§ **Work to complete**
Quote every line as written. Omit pictures.

§ **Provided data**
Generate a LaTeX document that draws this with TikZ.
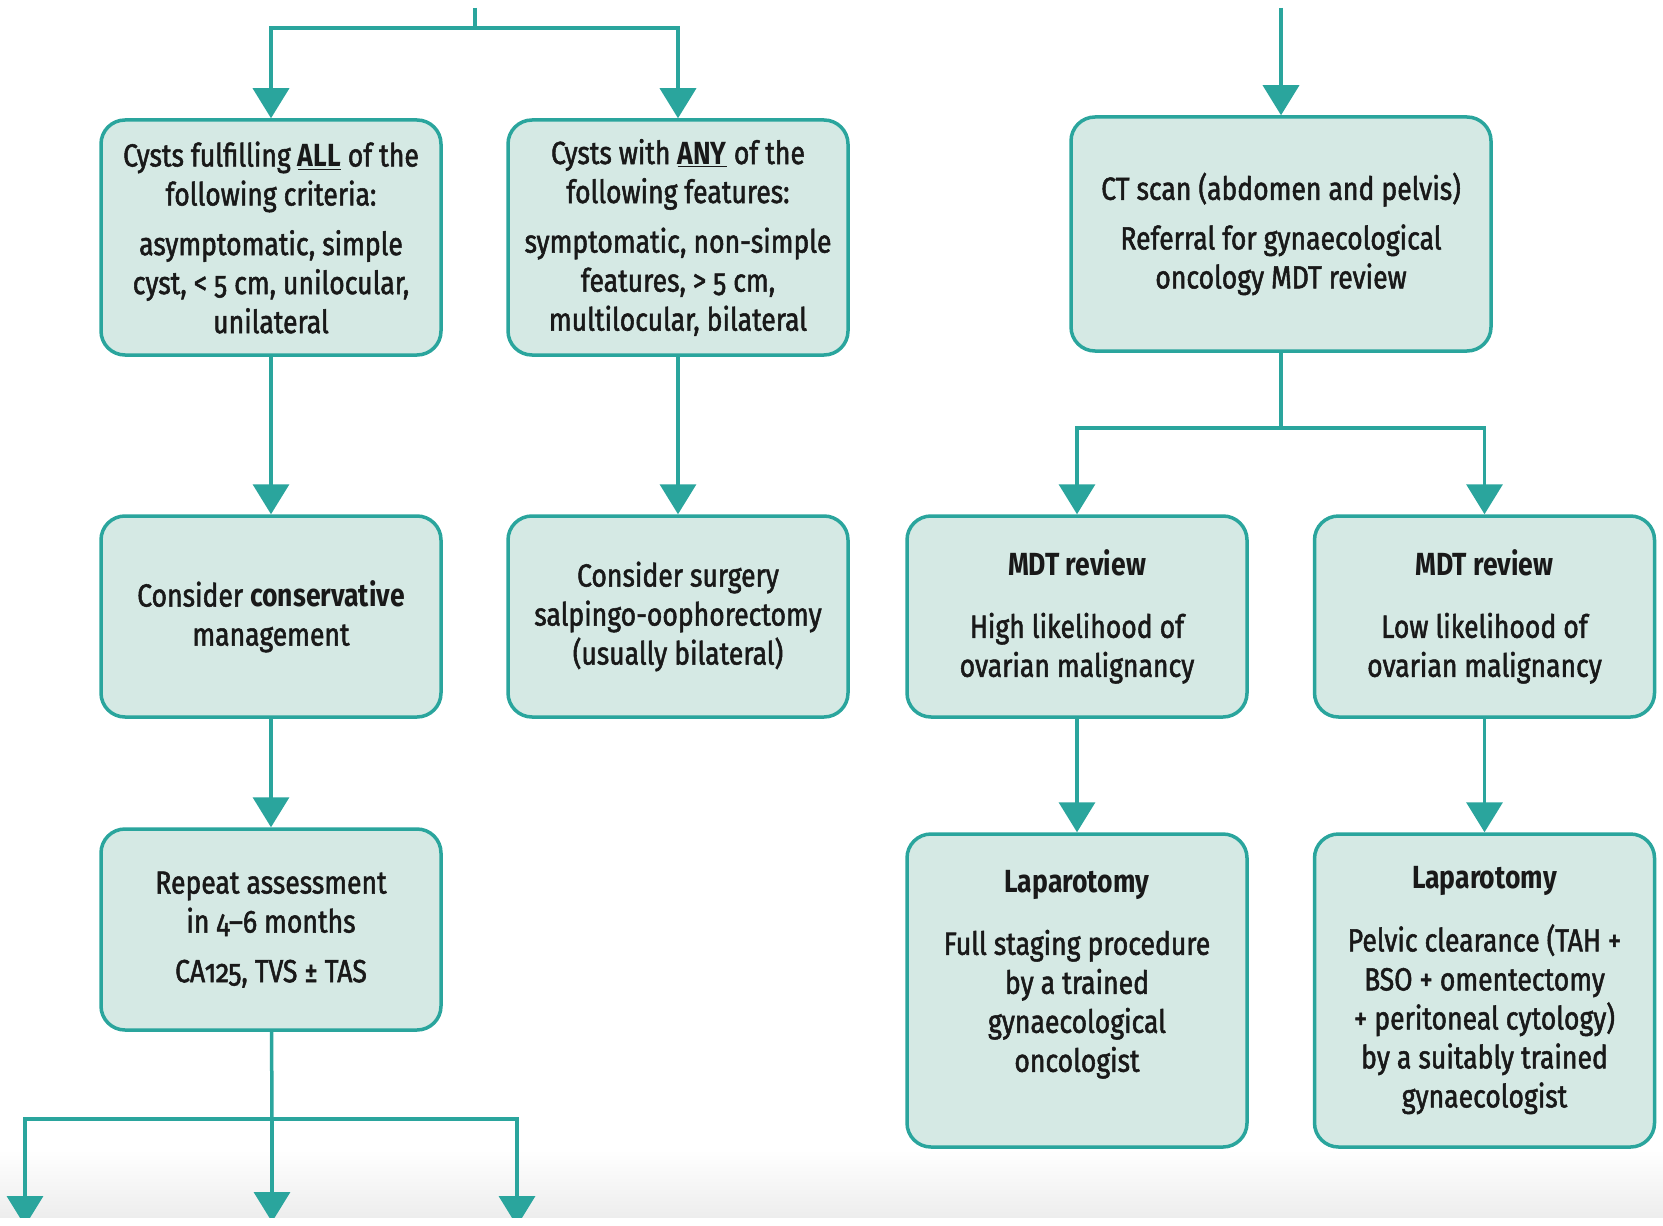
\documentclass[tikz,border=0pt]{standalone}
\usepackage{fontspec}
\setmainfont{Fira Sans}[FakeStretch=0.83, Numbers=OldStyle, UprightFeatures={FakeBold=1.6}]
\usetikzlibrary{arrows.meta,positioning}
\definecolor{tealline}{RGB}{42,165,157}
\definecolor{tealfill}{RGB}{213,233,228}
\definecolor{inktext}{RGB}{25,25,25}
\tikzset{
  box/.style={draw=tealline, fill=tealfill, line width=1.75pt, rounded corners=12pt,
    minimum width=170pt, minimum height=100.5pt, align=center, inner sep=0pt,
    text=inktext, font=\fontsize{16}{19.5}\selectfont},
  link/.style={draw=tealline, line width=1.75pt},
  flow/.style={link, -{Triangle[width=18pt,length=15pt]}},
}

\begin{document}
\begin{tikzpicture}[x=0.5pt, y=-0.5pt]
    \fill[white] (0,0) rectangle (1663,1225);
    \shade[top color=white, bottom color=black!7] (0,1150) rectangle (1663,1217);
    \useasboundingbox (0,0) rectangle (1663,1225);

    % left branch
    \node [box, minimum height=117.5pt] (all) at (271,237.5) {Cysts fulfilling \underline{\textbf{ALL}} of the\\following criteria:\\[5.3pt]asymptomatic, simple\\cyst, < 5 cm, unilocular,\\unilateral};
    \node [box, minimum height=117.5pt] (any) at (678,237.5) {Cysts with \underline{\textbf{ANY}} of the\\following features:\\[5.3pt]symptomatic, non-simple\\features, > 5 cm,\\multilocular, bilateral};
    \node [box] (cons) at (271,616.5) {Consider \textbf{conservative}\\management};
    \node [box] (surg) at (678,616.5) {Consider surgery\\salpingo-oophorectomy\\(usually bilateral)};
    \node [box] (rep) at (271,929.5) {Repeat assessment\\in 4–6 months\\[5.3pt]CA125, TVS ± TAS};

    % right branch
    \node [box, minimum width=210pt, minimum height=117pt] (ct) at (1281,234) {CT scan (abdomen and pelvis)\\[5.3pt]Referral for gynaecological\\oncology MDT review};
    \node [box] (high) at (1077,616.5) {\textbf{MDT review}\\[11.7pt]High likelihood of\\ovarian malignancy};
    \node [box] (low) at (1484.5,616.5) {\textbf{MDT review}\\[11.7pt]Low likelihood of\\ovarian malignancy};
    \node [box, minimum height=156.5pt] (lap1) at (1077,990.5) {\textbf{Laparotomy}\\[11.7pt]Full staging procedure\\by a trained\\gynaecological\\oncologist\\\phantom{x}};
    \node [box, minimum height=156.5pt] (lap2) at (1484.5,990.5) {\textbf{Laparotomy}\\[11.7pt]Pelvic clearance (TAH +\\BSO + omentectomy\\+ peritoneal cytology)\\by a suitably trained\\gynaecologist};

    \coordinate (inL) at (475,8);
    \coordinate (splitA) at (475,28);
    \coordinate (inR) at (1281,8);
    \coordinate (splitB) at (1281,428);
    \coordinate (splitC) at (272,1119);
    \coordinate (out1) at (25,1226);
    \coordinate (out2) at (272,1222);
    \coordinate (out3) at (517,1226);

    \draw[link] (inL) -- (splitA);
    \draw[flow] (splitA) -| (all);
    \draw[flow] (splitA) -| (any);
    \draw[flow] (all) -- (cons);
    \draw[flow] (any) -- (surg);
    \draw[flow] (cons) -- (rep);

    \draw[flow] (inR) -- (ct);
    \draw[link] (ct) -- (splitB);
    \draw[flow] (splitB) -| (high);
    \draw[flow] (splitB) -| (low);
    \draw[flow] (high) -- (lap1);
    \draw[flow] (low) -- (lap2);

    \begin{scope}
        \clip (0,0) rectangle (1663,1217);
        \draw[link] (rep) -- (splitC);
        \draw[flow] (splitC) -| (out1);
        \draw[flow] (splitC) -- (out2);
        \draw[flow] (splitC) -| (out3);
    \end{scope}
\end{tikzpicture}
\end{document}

§ **Finished exercise**
Generate a LaTeX document that draws this with TikZ.
\documentclass[tikz,border=0pt]{standalone}
\usepackage{fontspec}
\setmainfont{Fira Sans}[FakeStretch=0.83, Numbers=OldStyle, UprightFeatures={FakeBold=1.6}]
\usetikzlibrary{arrows.meta,positioning}
\definecolor{tealline}{RGB}{42,165,157}
\definecolor{tealfill}{RGB}{213,233,228}
\definecolor{inktext}{RGB}{25,25,25}
\tikzset{
  box/.style={draw=tealline, fill=tealfill, line width=1.75pt, rounded corners=12pt,
    minimum width=170pt, minimum height=100.5pt, align=center, inner sep=0pt,
    text=inktext, font=\fontsize{16}{19.5}\selectfont},
  link/.style={draw=tealline, line width=1.75pt},
  flow/.style={link, -{Triangle[width=18pt,length=15pt]}},
}

\begin{document}
\begin{tikzpicture}[x=0.5pt, y=-0.5pt]
    \fill[white] (0,0) rectangle (1663,1225);
    \shade[top color=white, bottom color=black!7] (0,1150) rectangle (1663,1217);
    \useasboundingbox (0,0) rectangle (1663,1225);

    % left branch
    \node [box, minimum height=117.5pt] (all) at (271,237.5) {Cysts fulfilling \underline{\textbf{ALL}} of the\\following criteria:\\[5.3pt]asymptomatic, simple\\cyst, < 5 cm, unilocular,\\unilateral};
    \node [box, minimum height=117.5pt] (any) at (678,237.5) {Cysts with \underline{\textbf{ANY}} of the\\following features:\\[5.3pt]symptomatic, non-simple\\features, > 5 cm,\\multilocular, bilateral};
    \node [box] (cons) at (271,616.5) {Consider \textbf{conservative}\\management};
    \node [box] (surg) at (678,616.5) {Consider surgery\\salpingo-oophorectomy\\(usually bilateral)};
    \node [box] (rep) at (271,929.5) {Repeat assessment\\in 4–6 months\\[5.3pt]CA125, TVS ± TAS};

    % right branch
    \node [box, minimum width=210pt, minimum height=117pt] (ct) at (1281,234) {CT scan (abdomen and pelvis)\\[5.3pt]Referral for gynaecological\\oncology MDT review};
    \node [box] (high) at (1077,616.5) {\textbf{MDT review}\\[11.7pt]High likelihood of\\ovarian malignancy};
    \node [box] (low) at (1484.5,616.5) {\textbf{MDT review}\\[11.7pt]Low likelihood of\\ovarian malignancy};
    \node [box, minimum height=156.5pt] (lap1) at (1077,990.5) {\textbf{Laparotomy}\\[11.7pt]Full staging procedure\\by a trained\\gynaecological\\oncologist\\\phantom{x}};
    \node [box, minimum height=156.5pt] (lap2) at (1484.5,990.5) {\textbf{Laparotomy}\\[11.7pt]Pelvic clearance (TAH +\\BSO + omentectomy\\+ peritoneal cytology)\\by a suitably trained\\gynaecologist};

    \coordinate (inL) at (475,8);
    \coordinate (splitA) at (475,28);
    \coordinate (inR) at (1281,8);
    \coordinate (splitB) at (1281,428);
    \coordinate (splitC) at (272,1119);
    \coordinate (out1) at (25,1226);
    \coordinate (out2) at (272,1222);
    \coordinate (out3) at (517,1226);

    \draw[link] (inL) -- (splitA);
    \draw[flow] (splitA) -| (all);
    \draw[flow] (splitA) -| (any);
    \draw[flow] (all) -- (cons);
    \draw[flow] (any) -- (surg);
    \draw[flow] (cons) -- (rep);

    \draw[flow] (inR) -- (ct);
    \draw[link] (ct) -- (splitB);
    \draw[flow] (splitB) -| (high);
    \draw[flow] (splitB) -| (low);
    \draw[flow] (high) -- (lap1);
    \draw[flow] (low) -- (lap2);

    \begin{scope}
        \clip (0,0) rectangle (1663,1217);
        \draw[link] (rep) -- (splitC);
        \draw[flow] (splitC) -| (out1);
        \draw[flow] (splitC) -- (out2);
        \draw[flow] (splitC) -| (out3);
    \end{scope}
\end{tikzpicture}
\end{document}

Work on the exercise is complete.